In May a total of 1.28 million sedans, sport utility vehicles (SUVs), multi-purpose vehicles (MPVs) and minivans were sold in the country, the China Association of Automobile Manufacturers (CAAM) said. In the same month of 2011, that number was 1.04 million.
From January to May, deliveries climbed 5.5 percent to 6.33 million, continuing an uptrend which started in April.
The strong rebound by Toyota Motor (7203.T) and Honda Motor (7267.T), which both suffered severe shortages of parts a year ago after northern Japan’s devastating earthquake and tsunami in March 2011, also pushed up the monthly tally.
Demand is likely to remain solid if Beijing renews some of its policy incentives which helped propel China beyond the U.S. as the world’s largest car market by volume in 2009, industry observers say.
“The incentives will help bolster demand for minivans, and cheap cars like (the) QQ, which are popular in lower-tier cities and rural areas,” said John Zeng, Asia Pacific director at industry consultancy LMC Automotive. “If such policy incentives do come out as expected, sales in the second half would definitely be better than the first half.”
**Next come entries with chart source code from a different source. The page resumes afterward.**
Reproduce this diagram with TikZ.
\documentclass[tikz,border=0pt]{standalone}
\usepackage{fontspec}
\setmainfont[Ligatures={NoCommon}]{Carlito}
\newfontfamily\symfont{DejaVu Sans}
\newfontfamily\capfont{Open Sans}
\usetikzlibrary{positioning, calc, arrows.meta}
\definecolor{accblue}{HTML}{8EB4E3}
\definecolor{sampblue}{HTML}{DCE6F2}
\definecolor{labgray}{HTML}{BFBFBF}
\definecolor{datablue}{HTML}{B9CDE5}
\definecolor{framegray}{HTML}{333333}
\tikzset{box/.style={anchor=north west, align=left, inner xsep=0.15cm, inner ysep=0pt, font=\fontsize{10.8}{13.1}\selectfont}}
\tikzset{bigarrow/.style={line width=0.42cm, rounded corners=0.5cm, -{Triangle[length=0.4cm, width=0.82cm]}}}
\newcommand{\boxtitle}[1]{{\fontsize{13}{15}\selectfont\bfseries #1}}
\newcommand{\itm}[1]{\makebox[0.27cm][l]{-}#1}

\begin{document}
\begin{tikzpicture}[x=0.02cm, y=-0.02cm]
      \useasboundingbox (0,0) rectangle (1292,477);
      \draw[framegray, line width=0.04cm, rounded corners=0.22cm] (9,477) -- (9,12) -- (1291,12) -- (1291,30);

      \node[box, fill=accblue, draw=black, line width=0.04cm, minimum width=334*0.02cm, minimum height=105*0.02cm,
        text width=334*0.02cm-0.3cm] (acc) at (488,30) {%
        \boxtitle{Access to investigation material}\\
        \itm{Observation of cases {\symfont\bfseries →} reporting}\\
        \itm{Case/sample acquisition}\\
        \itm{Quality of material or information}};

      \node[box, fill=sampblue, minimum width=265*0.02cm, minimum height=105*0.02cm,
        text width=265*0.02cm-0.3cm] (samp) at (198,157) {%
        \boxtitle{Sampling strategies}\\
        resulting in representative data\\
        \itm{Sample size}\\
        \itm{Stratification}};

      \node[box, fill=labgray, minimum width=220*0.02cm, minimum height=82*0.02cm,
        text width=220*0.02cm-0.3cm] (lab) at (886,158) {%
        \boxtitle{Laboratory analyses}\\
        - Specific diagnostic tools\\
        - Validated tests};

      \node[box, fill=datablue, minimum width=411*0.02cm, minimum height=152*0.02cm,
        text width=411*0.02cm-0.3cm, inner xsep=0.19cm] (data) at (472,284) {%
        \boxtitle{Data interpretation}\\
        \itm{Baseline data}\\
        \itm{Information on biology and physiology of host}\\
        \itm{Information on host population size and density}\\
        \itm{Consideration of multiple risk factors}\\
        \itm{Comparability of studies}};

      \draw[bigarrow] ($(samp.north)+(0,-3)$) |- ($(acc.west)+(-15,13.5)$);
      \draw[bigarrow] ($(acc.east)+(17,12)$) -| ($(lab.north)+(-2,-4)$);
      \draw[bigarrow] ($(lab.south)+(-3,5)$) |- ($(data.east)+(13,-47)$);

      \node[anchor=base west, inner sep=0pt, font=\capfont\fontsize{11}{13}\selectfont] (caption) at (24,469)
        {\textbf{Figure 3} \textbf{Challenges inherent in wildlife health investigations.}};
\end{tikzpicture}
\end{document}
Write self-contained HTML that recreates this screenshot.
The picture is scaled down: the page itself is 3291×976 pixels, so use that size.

A source told Reuters late last month that Beijing would soon resume paying subsidies to rural residents who trade in old vehicles for new, fuel efficient ones to rekindle automobile demand amid a market slowdown.
Beijing introduced a series of stimuli in 2009, including tax incentives for small cars, but China’s auto market slowed significantly in 2011 after the policies expired, with annual car sales climbing 5.2 percent, down from a 33 percent and 53 percent annual gains in 2010 and 2009 respectively.
In the United States, automakers posted strong May sales gains from a year ago, but the sales rate still fell short of expectations as the broader economy softened.
Toyota and Honda saw their China car sales jumped 105 percent and 92 percent respectively.
General Motors (GM.N) maintained its leading position in China helped in part by a rebound in minivan sales, which contributed to about 55 percent of its monthly tally.